Swift's career as an author and satirist reflects both his religious and his political preoccupations, which have their roots in his personal history and in the history of his times. He had been born in Ireland, but his grandfather had been a notable loyalist in the English Civil War: his father and three uncles had settled in Ireland after the Restoration. Swift's mother, too, was the daughter of an English clergyman. A great deal of Swift's life was spent in bitter disappointment either in England or in what was for him a sort of exile in Ireland, for it was in England that he desired, and attempted, to rise to power. He was himself, however, a priest in the Church of Ireland, and since English deaneries and bishoprics were not given to individuals of Irish birth his desires were continually thwarted — and, as he saw it, his services to his country continually unappreciated.

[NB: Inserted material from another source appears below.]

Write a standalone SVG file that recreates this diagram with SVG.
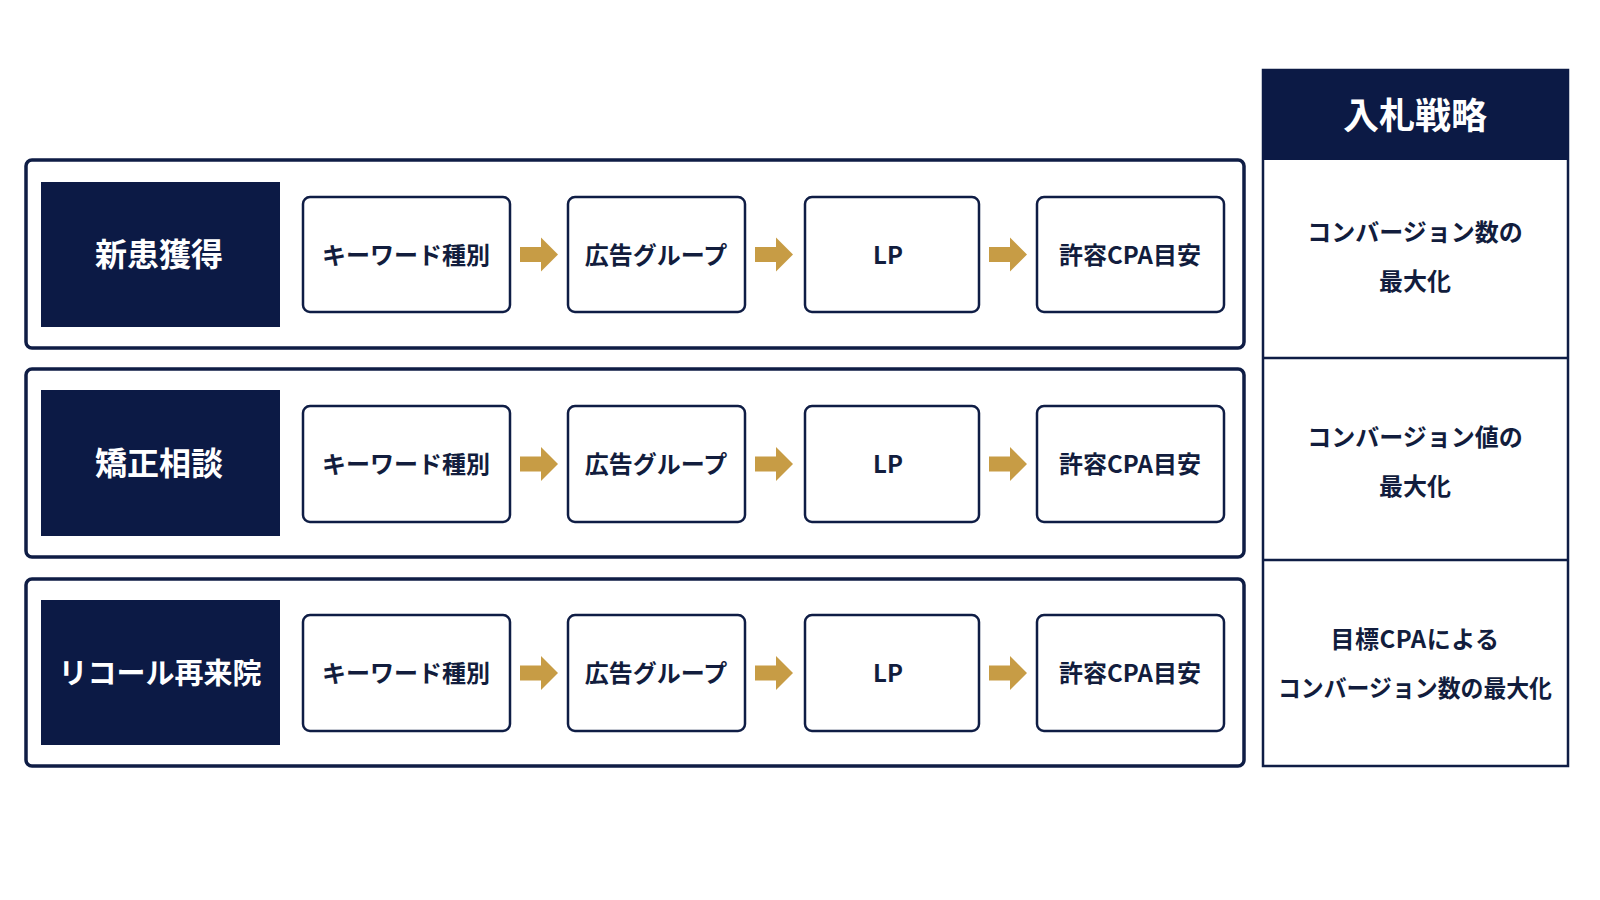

Those services included his persistent and unswerving attacks on those irrational forces in politics and religion which threatened the maintenance of stability in both Ireland and England. In religious terms, he was an advocate of a rational Anglicanism which had to be defended from the attacks of Roman Catholicism on the one hand and from the Puritan Dissenters on the other.
Politically, he began his career as a Whig, but by 1709 the Whig rapprochement with the Dissenters had disturbed him greatly, and when a Tory ministry replaced the Whigs in 1710, and seemed to be inclined to favor the Church of England, he allowed himself to be recruited by the Tory Prime Minister, Robert Harley (who had already enlisted Daniel Defoe in their cause, and who promised Swift that Queen Ann would reward him for his endeavors) and rapidly became the chief Tory pamphleteer in the strugggle between the two parties for public favor. He refused, however, to accept the traditional Tory belief in the divine right of kings, and continued to insist that ultimate political power in England derived from the people, and manifested itself in a carefully maintained alliance between King and Parliament which protected individual liberties and avoided tyranny. When the Queen (who seems to have regarded Swift's A Tale of a Tub as irreligious) finally did reward him for his efforts as a propagandist, however, it was with the deanery of St. Patrick's Cathedral in Ireland, an important enough Irish post, but not, as he had hoped, a position which would allow him to remain in England.
In 1714 Queen Anne died, and George I, upon his accession to the throne, brought the Whigs back to power. Swift, who would visit England only twice more during his lifetime, returned to Ireland, where he was attacked by the Anglo-Irish Whigs, and at first remained quiet. Gradually, however, he became more and more concerned with the blatant inequities in English policies toward Ireland — policies implemented by the Whig Prime Minister Sir Robert Walpole. Eventually he began to publish again, attacking, in the Drapier's Letters and in "A Modest Proposal," both the English and the Irish themselves for the ruinous state of affairs which existed at the time.
Beneath all of his satires, however, the same concern manifested itself: his belief that man's reason and common sense, his highest faculties, were continually interfered with by his tendency to act irrationally. Gulliver's Travels, his greatest satire, which was published in 1726, and which was immediately successful, embodies this concern from various perspectives: it is by turns a political allegory, a satire on Walpole's Whig administration, and a satirical dissection of the human spirit. In it, most importantly, we can detect his own distress over the blindnesses and stupidities which had blighted his own career and threatened to destroy the societal values and aspirations which he valued most.